La voz de Dayana, apagada y débil, logró ablandar el corazón de Candela en un instante.
—Está bien, señorita, hoy duermo contigo. Pero primero, vamos a tomarnos la medicina.
La sirvienta, que estaba cerca, se apresuró a entregarle el frasco con el medicamento.
Candela lo tomó y, pensando en el amargor, le pidió a la sirvienta que trajera también las botanas favoritas de Dayana, así después de la medicina podría quitarse ese mal sabor de la boca.
Tras un buen rato de idas y venidas, Dayana terminó su medicina.
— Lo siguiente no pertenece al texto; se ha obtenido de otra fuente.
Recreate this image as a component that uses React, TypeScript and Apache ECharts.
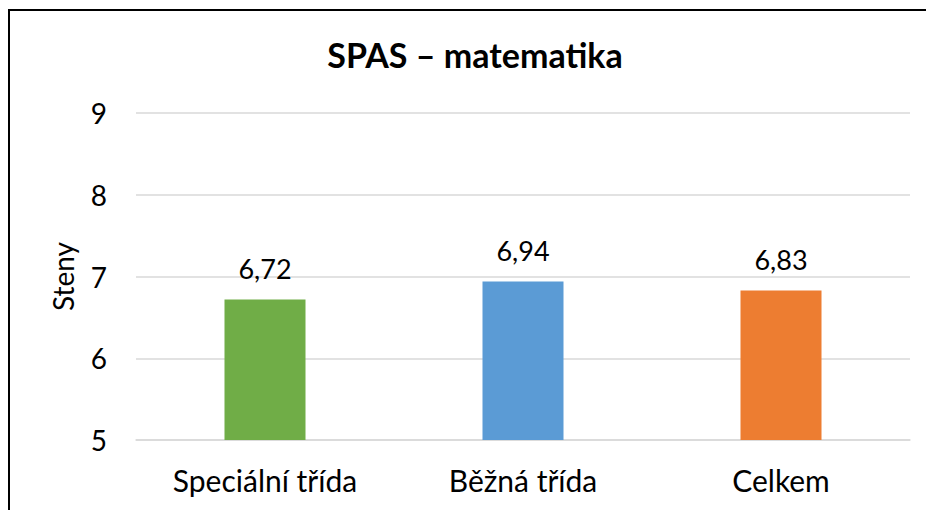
import React, { useEffect, useRef } from "react";
import * as echarts from "echarts";

const categories = ["Speciální třída", "Běžná třída", "Celkem"];
const values = [6.72, 6.94, 6.83];
const barColors = ["#70AD47", "#5B9BD5", "#ED7D31"];
const yTicks = [5, 6, 7, 8, 9];
const FONT = "Lato, 'Open Sans', sans-serif";

export default function App() {
  const ref = useRef<HTMLDivElement>(null);
  useEffect(() => {
    const chart = echarts.init(ref.current!, null, { renderer: "svg" });
    chart.setOption({
      animation: false,
      backgroundColor: "#fff",
      textStyle: { fontFamily: FONT },
      title: {
        text: "SPAS – matematika",
        left: 470,
        top: 32,
        textAlign: "center",
        textStyle: { fontFamily: FONT, fontWeight: "bold", fontSize: 34, color: "#000" },
      },
      graphic: [
        {
          type: "rect",
          shape: { x: 9, y: 10, width: 1000, height: 600 },
          style: { fill: "none", stroke: "#000", lineWidth: 2 },
          silent: true,
        },
      ],
      grid: { left: 136, right: 16, top: 113, bottom: 70 },
      xAxis: {
        type: "category",
        data: categories,
        axisLine: { show: true, lineStyle: { color: "#d9d9d9", width: 1.5 } },
        axisTick: { show: false },
        axisLabel: { fontFamily: FONT, fontSize: 30, color: "#000", margin: 25 },
      },
      yAxis: {
        type: "value",
        min: yTicks[0],
        max: yTicks[yTicks.length - 1],
        interval: 1,
        name: "Steny",
        nameLocation: "middle",
        nameGap: 59,
        nameTextStyle: { fontFamily: FONT, fontSize: 28, color: "#000" },
        axisLine: { show: false },
        axisTick: { show: false },
        splitLine: { lineStyle: { color: "#d9d9d9", width: 1.5 } },
        axisLabel: { fontFamily: FONT, fontSize: 28, color: "#000", margin: 29 },
      },
      series: [
        {
          type: "bar",
          data: values.map((v, i) => ({ value: v, itemStyle: { color: barColors[i] } })),
          barWidth: "31.4%",
          label: {
            show: true,
            position: "top",
            distance: 17,
            fontFamily: FONT,
            fontSize: 27,
            color: "#000",
            formatter: (p: any) => String(p.value.toFixed(2)).replace(".", ","),
          },
        },
      ],
    });
    return () => chart.dispose();
  }, []);
  return (
    <div
      ref={ref}
      style={{ position: "absolute", left: 0, top: 0, width: 926, height: 510 }}
    />
  );
}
Finalmente, se acurrucó en el regazo de Candela y, poco a poco, se quedó dormida.
La sirvienta, viendo la escena, soltó un suspiro de alivio.
—Es que solo usted tiene ese toque, señora. Cada vez que la señorita se enferma, nadie la cuida tan bien como usted. Esta niña, la verdad, se encariña con quien más tiempo pasa a su lado.
Candela no respondió nada. Solo se fue acercando lentamente a la cama, con la intención de acostar a Dayana para que descansara cómoda.
Después de todo, cargar a una niña de cinco años mientras duerme no es poca cosa, y menos con fiebre, cuando el cuerpo apenas responde.
Pero justo cuando Candela intentó moverse para acomodarla, Dayana, como si lo hubiera presentido, se estremeció y alzó los brazos buscando algo con desesperación, inquieta y a punto de despertar.
Candela enseguida le tomó las manos y la abrazó con fuerza.
Al sentir el abrazo cálido, Dayana se tranquilizó al instante, rodeando el cuello de Candela y volviendo a dormirse profundamente.
Candela, al ver a la pequeña tan apacible, sintió que el corazón se le derretía.
Cuántas noches había pasado así, acompañando a Dayana hasta que conciliara el sueño.
En realidad, cuando Dayana era muy pequeña, estaban muy unidas.
Incluso, la primera palabra que pronunció Dayana fue “mamá”, para llamarla a ella.
Ese momento le dejó una huella imborrable; desde entonces, Candela se juró en silencio que criaría a Dayana como si fuera su propia hija.
Sin embargo, nunca supo en qué momento esa cercanía se rompió. De pronto, la niña empezó a alejarse y ya no quiso volver a llamarla “mamá”.
Candela levantó la mano y apartó con delicadeza los cabellos que caían sobre la frente de Dayana, y le dio un beso suave en la frente brillante.
Fidel regresó a casa antes de que amaneciera. Fue entonces, al escuchar lo que le contó la sirvienta, que se enteró de la enfermedad de Dayana.
Sin perder tiempo en cambiarse de ropa, Fidel se dirigió directo al cuarto de Dayana.
No tenía idea de que Candela también estaba ahí. Entró en la oscuridad, acercándose a la cama, y se inclinó para tocarle la frente a la persona que dormía.
—¿Por qué está tan caliente?
Frunció el ceño, encendió la lamparita de noche y, para su sorpresa, descubrió que la que tenía fiebre era Candela.
En ese momento, Candela también despertó. En la penumbra, ambos cruzaron la mirada.
Candela, aturdida por la fiebre, tardó en reaccionar. Se quedó mirando a Fidel, un tanto perdida.
Sus ojos, grandes y brillosos por la fiebre, resaltaban sobre unas mejillas rosadas. La tela suave del pijama de Dayana resaltaba su figura esbelta, y el escote insinuaba una sensualidad natural que hacía difícil apartar la vista.
Fidel se aflojó la corbata, tragó saliva, y sin pensarlo demasiado, se agachó y la cargó entre sus brazos.